Ömer bin Hattâb kılıcı çekmiş, yola düşmüştü. Yolda kızkardeşi ile kocasının Müslüman olduğu haberini alınca, onların evine uğradı. Burada kalbinde îmân güneşi parladı. Ömer bin Hattâb gelince, Habbâb gizlenmişti. Ömer bin Hattâb’dan, kalbinde îmân nûrunun parladığını gösteren sözler duyunca, Habbâb gizlendiği yerden çıktı. Tekbîr getirdikten sonra dedi ki:
- Müjde yâ Ömer! Resûlullah efendimiz Allahü teâlâya duâ ederek, “Yâ Rabbî! Bu dîni, Ebû Cehil ile yâhut Ömer ile kuvvetlendir” diye duâ buyurmuştu. İşte bu devlet, bu saâdet, sana nasîb oldu.
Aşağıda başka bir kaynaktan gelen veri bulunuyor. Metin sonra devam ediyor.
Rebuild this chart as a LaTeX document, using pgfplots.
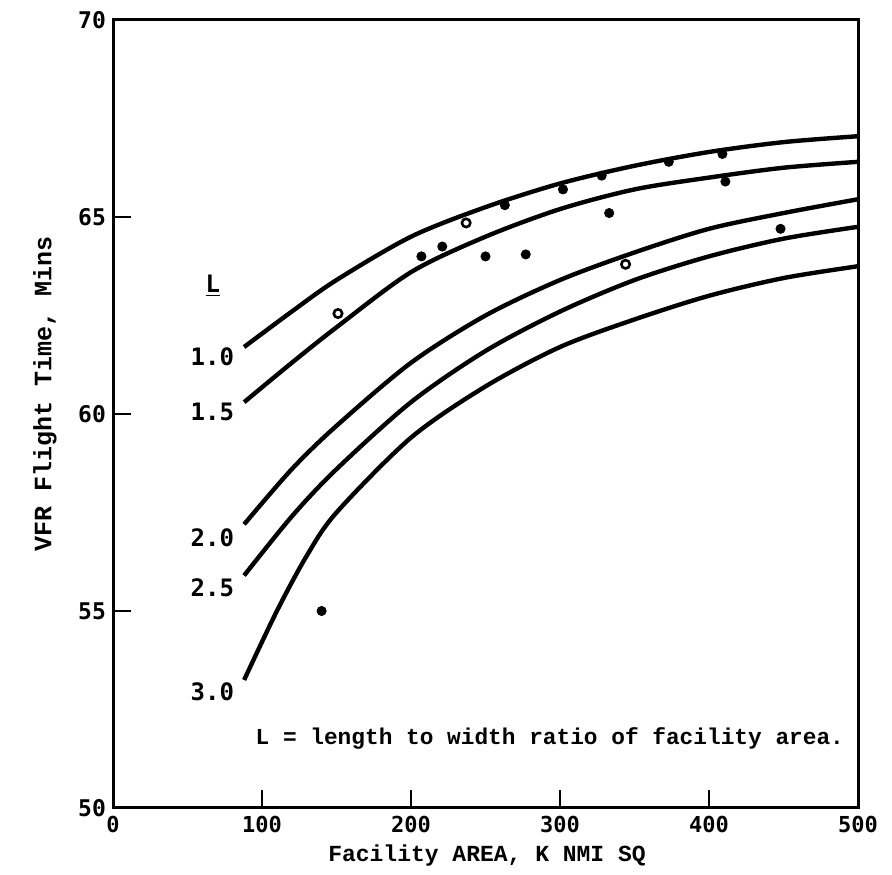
\documentclass[border=0pt]{standalone}
\usepackage{pgfplots}
\pgfplotsset{compat=1.18}
\usepackage{fontspec}
\setmainfont{Liberation Mono}
\newfontfamily\numfont{DejaVu Sans Mono}
\begin{document}
\begin{tikzpicture}
\begin{axis}[
  scale only axis, width=372.5pt, height=394pt,
  xmin=0, xmax=500, ymin=50, ymax=70,
  axis line style={line width=1.5pt},
  xtick={0,100,200,300,400,500}, ytick={50,55,60,65,70},
  tick style={line width=1.2pt, black},
  major tick length=9pt,
  tick align=inside,
  xtick pos=bottom, ytick pos=left,
  /pgf/number format/assume math mode=true,
  xticklabel style={font=\numfont\bfseries\fontsize{11}{12}\selectfont, yshift=-0.5pt},
  yticklabel style={font=\numfont\bfseries\fontsize{11.5}{12}\selectfont},
  xlabel={Facility AREA, K NMI SQ},
  ylabel={VFR Flight Time, Mins},
  every axis x label/.style={at={(axis description cs:0.502,0)}, yshift=-24pt, anchor=center, font=\bfseries\fontsize{11.5}{13}\selectfont},
  every axis y label/.style={at={(axis description cs:0,0.526)}, xshift=-34pt, rotate=90, anchor=center, font=\bfseries\fontsize{12.5}{14}\selectfont},
  clip=false,
]
% L = 1.0
\addplot[line width=2.2pt, smooth] coordinates {(88,61.7) (120,62.6) (150,63.4) (200,64.5) (250,65.25) (300,65.85) (350,66.3) (400,66.65) (450,66.9) (500,67.05)};
% L = 1.5
\addplot[line width=2.2pt, smooth] coordinates {(88,60.3) (120,61.3) (150,62.2) (200,63.6) (250,64.5) (300,65.2) (350,65.7) (400,66.0) (450,66.25) (500,66.4)};
% L = 2.0
\addplot[line width=2.2pt, smooth] coordinates {(88,57.2) (120,58.6) (150,59.7) (200,61.3) (250,62.5) (300,63.4) (350,64.1) (400,64.7) (450,65.1) (500,65.45)};
% L = 2.5
\addplot[line width=2.2pt, smooth] coordinates {(88,55.9) (120,57.4) (150,58.6) (200,60.3) (250,61.6) (300,62.6) (350,63.4) (400,64.0) (450,64.45) (500,64.75)};
% L = 3.0
\addplot[line width=2.2pt, smooth] coordinates {(88,53.25) (110,55.0) (130,56.4) (150,57.5) (200,59.4) (250,60.7) (300,61.7) (350,62.4) (400,63.0) (450,63.45) (500,63.75)};
% filled data points
\addplot[only marks, mark=*, mark size=2.3pt, black] coordinates {
(140,55.0) (207,64.0) (221,64.25) (250,64.0) (263,65.3) (277,64.05) (302,65.7)
(328,66.05) (333,65.1) (373,66.4) (409,66.6) (411,65.9) (448,64.7)};
% open data points
\addplot[only marks, mark=o, mark size=2.1pt, line width=1.3pt, black] coordinates {
(151,62.55) (237,64.85) (344,63.8)};
% curve labels
\begin{scope}[font=\numfont\bfseries\fontsize{12}{14}\selectfont]
\node[anchor=east] at (axis cs:86,61.45) {1.0};
\node[anchor=east] at (axis cs:86,60.05) {1.5};
\node[anchor=east] at (axis cs:86,56.85) {2.0};
\node[anchor=east] at (axis cs:86,55.6) {2.5};
\node[anchor=east] at (axis cs:86,52.95) {3.0};
\node at (axis cs:67,63.25) {\underline{L}};
\end{scope}
\node[anchor=base west, font=\bfseries\fontsize{11.4}{12}\selectfont] at (axis cs:91,51.6) {L = length to width ratio of facility area.};
\end{axis}
\pgfresetboundingbox
\path[use as bounding box] ([xshift=-56.5pt,yshift=-33.5pt]current axis.south west) rectangle ([xshift=17pt,yshift=10pt]current axis.north east);
\end{tikzpicture}
\end{document}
Bilâhare Ömer bin Hattâb, Resûl-i Ekrem’in yüksek huzurlarına giderek, Kelime-i şehâdet getirmiştir. Hz. Ömer dâimâ Hz. Habbâb’a sevgi ve hürmet göstermiş, hattâ halîfeliği sırasında birgün onu kendi yerine oturtmuştur.
Hz. Habbâb bin Eret, Mekke’de müşriklerin işkenceleri dayanılmaz hâl alınca, Resûl-i Ekrem’den izin alarak Medîne’ye hicret etti.
Resûlullah efendimiz Medîne’ye hicret buyurdukları zaman, Hz. Habbâb ile Harrâş bin Semme’nin azâtlı kölesi Temîm’i birbirine kardeş yapmıştır.
Korku ve ümîd namazı
Hz. Habbâb, Resûlullahın bütün gazâlarına iştirak etti. Küçük seriyyelerden ba’zılarında da bulunmuştur.
Hz. Ebû Bekir devrinde, yalancı peygamberlerle yapılan muharebelere ve Sûriye taraflarında yapılan seferlere de katılmıştır. 657’de memleketi Kûfe şehrinde vefât etti.
Habbâb bin Eret, birgün Resûlullaha yatsı namazı hakkında sormuştu. Anlatılanı unutmuş, ertesi gün tekrar sormuştu. Resûlullah efendimiz şöyle buyurmuşlardı:
- Bu namaz, ümîd ve korku namazıdır. Bu namazda, Allahü teâlâdan üç şey istenirse, hiç olmazsa ikisi kabûl edilir.
Resûlullah efendimiz buyurdu ki:
- Bir fitne olacak, onda kişinin bedeni öldüğü gibi kalbi de ölecek. Kişi, mü’min olarak akşamlayıp, kâfir olarak sabahlar. Ve kâfir olarak sabahlayıp, mü’min olarak akşamlar.